In New Jersey, there are laws against talking on a cell phone (hand-held and/or hands-free) and texting while driving. All the laws are primary, meaning drivers can be pulled over and ticketed for the offense. These laws include:

  • Ban on hand-held cell phone use for all drivers
  • Ban on all cell phone use (hand-held or hands-free) for school bus drivers
  • Ban on all cell phone use (hand-held or hands-free) for novice drivers
  • Texting while driving ban for all drivers

University Of Utah Research

Cognitive distraction is the subject of a recent research project undertaken by Dr. David Strayer at the University of Utah. Having studied the effects of distracted driving for more than a decade, Dr. Strayer—at the request of the AAA Foundation for Traffic Safety—turned his focus to cognitive distraction and measured drivers' performance as they engaged in different tasks behind-the-wheel, to determine how a variety of activities and in-vehicle technologies actually affect drivers.

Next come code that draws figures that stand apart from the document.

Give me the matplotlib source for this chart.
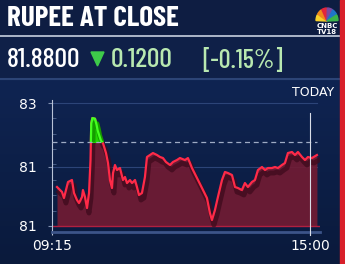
import numpy as np
import matplotlib
matplotlib.use("Agg")
import matplotlib.pyplot as plt
import matplotlib.transforms as mtransforms
from matplotlib.patches import Rectangle, Wedge, Polygon

# data: minutes after 09:15 and rupee level
minutes = [6.7, 13.4, 16.0, 21.4, 26.7, 29.4, 33.4, 36.1, 40.1, 41.4, 44.1, 46.8, 49.5,
           51.5, 52.5, 54.0, 57.5, 59.5, 61.0, 63.0, 65.5, 68.2, 72.2, 74.9, 77.5, 80.2,
           81.6, 84.2, 86.9, 90.9, 94.9, 97.6, 100.3, 104.3, 107.0, 111.0, 113.6, 116.3,
           120.3, 124.3, 127.0, 131.0, 135.0, 140.4, 144.4, 148.4, 152.4, 157.8, 161.8,
           167.1, 171.1, 177.8, 181.8, 187.2, 193.9, 200.6, 207.2, 211.2, 213.9, 217.9,
           221.9, 227.3, 231.3, 235.3, 240.7, 244.7, 248.7, 254.0, 258.0, 262.0, 267.4,
           271.4, 275.4, 280.8, 284.8, 288.8, 294.1, 298.2, 302.2, 307.5, 311.5, 315.5,
           320.9, 324.9, 328.9, 334.3, 338.3, 342.3, 347.6, 354.3]
rate = [81.613, 81.570, 81.518, 81.656, 81.673, 81.561, 81.501, 81.475, 81.527, 81.587,
        81.527, 81.432, 81.561, 81.845, 82.160, 82.206, 82.200, 82.150, 82.100, 82.060,
        82.010, 81.990, 81.905, 81.819, 81.673, 81.604, 81.733, 81.802, 81.759, 81.776,
        81.673, 81.699, 81.647, 81.673, 81.647, 81.673, 81.613, 81.544, 81.561, 81.699,
        81.871, 81.888, 81.905, 81.888, 81.871, 81.862, 81.828, 81.802, 81.828, 81.845,
        81.862, 81.845, 81.862, 81.776, 81.690, 81.604, 81.518, 81.389, 81.329, 81.415,
        81.527, 81.673, 81.742, 81.733, 81.716, 81.613, 81.604, 81.587, 81.647, 81.613,
        81.656, 81.673, 81.759, 81.785, 81.759, 81.776, 81.776, 81.785, 81.776, 81.802,
        81.819, 81.905, 81.914, 81.888, 81.914, 81.871, 81.845, 81.871, 81.862, 81.888]
prev_close = 82.00
base = 81.278
ytick_vals = [82.335, 81.785, 81.278]
ytick_labels = ["83", "81", "81"]
xtick_vals = [0, 345]
xtick_labels = ["09:15", "15:00"]

W, H = 345, 264
def fx(x):
    return x / W
def fy(y):
    return 1 - y / H

cond = ["Barlow Condensed", "DejaVu Sans"]

fig = plt.figure(figsize=(3.45, 2.64), dpi=100)
fig.patch.set_facecolor("#0c1a3a")

# background bands
fig.add_artist(Rectangle((0, fy(36)), 1, 36 / H, transform=fig.transFigure, color="#0e1d42", zorder=0))
fig.add_artist(Rectangle((0, fy(78)), 1, 41 / H, transform=fig.transFigure, color="#0f2048", zorder=0))
grad = np.linspace(0, 1, 100).reshape(-1, 1)
bg = fig.add_axes([0, 0, 1, fy(80)], zorder=0)
bg.imshow(grad, aspect="auto",
          cmap=matplotlib.colors.LinearSegmentedColormap.from_list("bg", ["#0f2452", "#0a1a3c"]),
          extent=[0, 1, 0, 1])
bg.axis("off")
fig.add_artist(plt.Line2D([0, fx(340)], [fy(36), fy(36)], transform=fig.transFigure, color="#c8d0e0", lw=1.2))
fig.add_artist(plt.Line2D([0, fx(340)], [fy(79), fy(79)], transform=fig.transFigure, color="#2c4476", lw=1.5))
# red edge
fig.add_artist(Rectangle((fx(340), 0), 5 / W, 1, transform=fig.transFigure, color="#d8202a", zorder=5))

# header text
fig.text(fx(7), fy(19), "RUPEE AT CLOSE", color="white", fontsize=21, fontweight="bold",
         family=cond, va="center", ha="left")
fig.text(fx(7), fy(60), "81.8800", color="white", fontsize=20, weight="medium", family=cond,
         va="center", ha="left")
fig.add_artist(Polygon([[fx(91), fy(52)], [fx(104), fy(52)], [fx(97.5), fy(66)]], closed=True,
                       transform=fig.transFigure, color="#3ecb4a"))
fig.text(fx(111), fy(60), "0.1200", color="#b8e8b0", fontsize=20, weight="medium", family=cond,
         va="center", ha="left")
fig.text(fx(202), fy(60), "[-0.15%]", color="#b8e8b0", fontsize=19, weight="medium", family=cond,
         va="center", ha="left")

# logo
cols = ["#f7d12a", "#f08a1c", "#e3263b", "#7c4aa0", "#1f76c8", "#3bb54a"]
cx, cy = fx(327), fy(21)
for i, c in enumerate(cols):
    a0 = 180 - (i + 1) * 30 + 2
    wg = Wedge((0, 0), 1, a0, a0 + 26, color=c)
    tr = mtransforms.Affine2D().scale(11 / W, 13 / H).translate(cx, cy) + fig.transFigure
    wg.set_transform(tr)
    fig.add_artist(wg)
fig.text(fx(327), fy(26), "CNBC", color="white", fontsize=5, fontweight="bold", ha="center", va="center")
fig.text(fx(327), fy(32), "TV18", color="white", fontsize=5, fontweight="bold", ha="center", va="center")

# chart
ax = fig.add_axes([fx(52), fy(232), 268 / W, 132 / H])
ax.set_facecolor("none")
ax.set_xlim(0, 358.4)
ax.set_ylim(81.226, 82.361)

x = np.array(minutes)
y = np.array(rate)

# area above previous close is drawn green through a clip box
above = Rectangle((0, prev_close), 400, 5, transform=ax.transData)
shadow = mtransforms.offset_copy(ax.transData, fig=fig, x=2, y=-5, units="dots")

ax.fill_between(x, y, base, color="#731b33", alpha=0.9, lw=0, zorder=2)
ax.plot(x, y, color="#3e0a1c", lw=3.5, alpha=0.75, transform=shadow, zorder=3)
ax.plot(x, y, color="#ff2a48", lw=1.6, zorder=4)

g1 = ax.fill_between(x, y, base, color="#1fd400", lw=0, zorder=5)
g1.set_clip_path(above)
g2, = ax.plot(x, y, color="#149c00", lw=3.5, transform=shadow, zorder=5)
g2.set_clip_path(above)
g3, = ax.plot(x, y, color="#44ff20", lw=1.6, zorder=6)
g3.set_clip_path(above)

ax.axhline(base, color="#b02040", lw=1, zorder=2)

for v in ytick_vals[:2]:
    ax.axhline(v, xmin=0, xmax=0.99, color="#2c4478", lw=0.8, zorder=1)
ax.axhline(prev_close, xmin=0, xmax=0.99, color="#9eabc4", lw=0.9, dashes=(4, 3), zorder=7)
ax.axvline(345, ymin=-0.02, ymax=0.9, color="#d8dde8", lw=0.8, zorder=7, clip_on=False)

for s in ["top", "right"]:
    ax.spines[s].set_visible(False)
ax.spines["left"].set_color("#b8c2d6")
ax.spines["left"].set_linewidth(0.8)
ax.spines["bottom"].set_color("#3c5488")
ax.spines["bottom"].set_linewidth(2)

ax.set_yticks(ytick_vals)
ax.set_yticklabels(ytick_labels, color="white", fontsize=10)
ax.set_xticks(xtick_vals)
ax.set_xticklabels(xtick_labels, color="white", fontsize=10)
ax.tick_params(axis="y", length=3, color="#8090b0", pad=8)
ax.tick_params(axis="x", length=2, color="#c0c8d8", pad=3)
ax.set_yticks(np.linspace(81.278, 82.335, 9), minor=True)
ax.tick_params(axis="y", which="minor", length=3, direction="in", color="#50668f")

fig.text(fx(313), fy(92), "TODAY", color="white", fontsize=9, ha="center", va="center")

fig.savefig("out.png", dpi=100, facecolor=fig.get_facecolor())
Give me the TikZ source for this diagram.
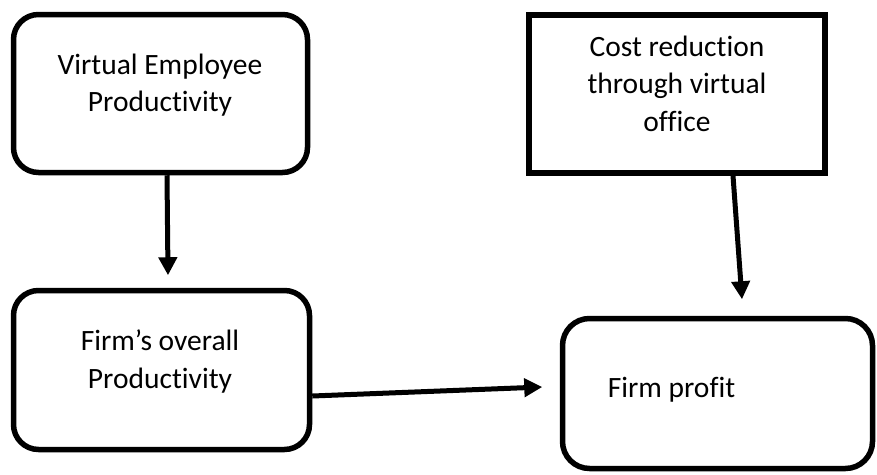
\documentclass[tikz,border=0pt]{standalone}
\usepackage{fontspec}
\setmainfont{Carlito}[Ligatures={NoCommon}]
\usetikzlibrary{arrows.meta}
\begin{document}
\begin{tikzpicture}[x=1pt,y=-1pt,
  boxr/.style={draw=black,line width=5.5pt,rounded corners=25pt,fill=white,inner sep=0pt},
  boxs/.style={draw=black,line width=5.5pt,fill=white,inner sep=0pt},
  txt/.style={font=\fontsize{29.5}{37.5}\selectfont,align=center,inner sep=0pt},
  arr/.style={line width=5pt,-{Triangle[length=18pt,width=18pt]}}]
\useasboundingbox (0,0) rectangle (877,474);
\node[boxr,minimum width=294pt,minimum height=158pt] (b1) at (160.5,93.5) {};
\node[boxs,minimum width=296pt,minimum height=158pt] (b2) at (677,94) {};
\node[boxr,minimum width=296pt,minimum height=159pt] (b3) at (161.5,370) {};
\node[boxr,rounded corners=27pt,minimum width=310pt,minimum height=150pt] (b4) at (717.5,393.5) {};
\node[txt] (t1) at (160,85) {Virtual Employee\\Productivity};
\node[txt] (t2) at (677,83.5) {Cost reduction\\through virtual\\office};
\node[txt] (t3) at (160,361.5) {Firm’s overall\\Productivity};
\node[txt,anchor=base] (t4) at (671.5,397) {Firm profit};
\draw[arr] ([xshift=6.5pt]b1.south) -- ([xshift=6.5pt,yshift=12.5pt]b3.north);
\draw[arr] ([xshift=56pt]b2.south) -- ([xshift=24.5pt,yshift=16.5pt]b4.north);
\draw[arr] ([yshift=-26pt]b3.east) -- ([xshift=-17.5pt,yshift=6.5pt]b4.west);
\end{tikzpicture}
\end{document}
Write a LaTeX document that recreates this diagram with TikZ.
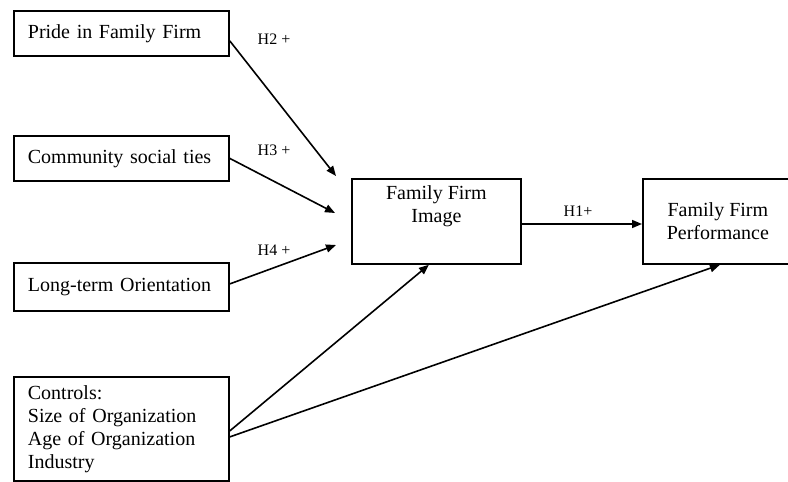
\documentclass[tikz,border=0pt]{standalone}
\usepackage{fontspec}
\setmainfont{Liberation Serif}
\usetikzlibrary{arrows.meta}

\begin{document}
\begin{tikzpicture}[x=0.5pt,y=-0.5pt,
  box/.style={draw,line width=0.9pt,inner xsep=7pt,font=\fontsize{10}{11.5}\selectfont},
  factor/.style={box,anchor=north west,text width=93.5pt,align=left,minimum height=22.5pt},
  outcome/.style={box,anchor=north west,align=center,minimum height=42.5pt},
  hyp/.style={font=\fontsize{8}{9}\selectfont},
  link/.style={line width=0.8pt,-{Triangle[length=5pt,width=4pt]}}]
 \useasboundingbox (0,0) rectangle (788,482);
 \clip (0,0) rectangle (788,482);

 % antecedents
 \node[factor] (pride) at (13,10) {Pride in Family Firm};
 \node[factor] (ties) at (13,135) {Community social ties};
 \node[factor,minimum height=24pt] (lto) at (13,262) {Long-term Orientation};
 \node[factor,minimum height=52pt] (ctrl) at (13,376)
   {Controls:\\Size of Organization\\Age of Organization\\Industry};

 % image and performance
 \node[outcome,minimum width=84.5pt,text depth=17pt] (img) at (351,178) {Family Firm\\Image};
 \node[outcome,minimum width=75pt] (perf) at (642,178) {Family Firm\\Performance};

 \coordinate (h2end) at (336,176);
 \coordinate (h3end) at (335,213);
 \coordinate (h4end) at (336,245);

 \draw[link] ([yshift=-3.75pt]pride.east) -- (h2end);
 \draw[link] (ties.east) -- (h3end);
 \draw[link] ([yshift=1.5pt]lto.east) -- (h4end);
 \draw[link] (img.east |- 0,224) -- (perf.west |- 0,224);
 \draw[link] ([yshift=-1pt]ctrl.east) -- ([xshift=-3.75pt]img.south);
 \draw[link] ([yshift=-4pt]ctrl.east) -- ([xshift=1pt]perf.south);

 \node[hyp] (h2) at (274,39) {H2 +};
 \node[hyp] (h3) at (274,150) {H3 +};
 \node[hyp] (h4) at (274,250) {H4 +};
 \node[hyp] (h1) at (578,211) {H1+};
\end{tikzpicture}
\end{document}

Some of the findings from Dr. Strayer's groundbreaking research revealed that phone conversations had the same effect on drivers' performance, regardless of whether they were on a hand-held or hands-free device, and that new vehicle technologies, including voice-activiated “infotainment" systems are extremely distracting, even though the drivers' eyes are on the road and hands are on the wheel.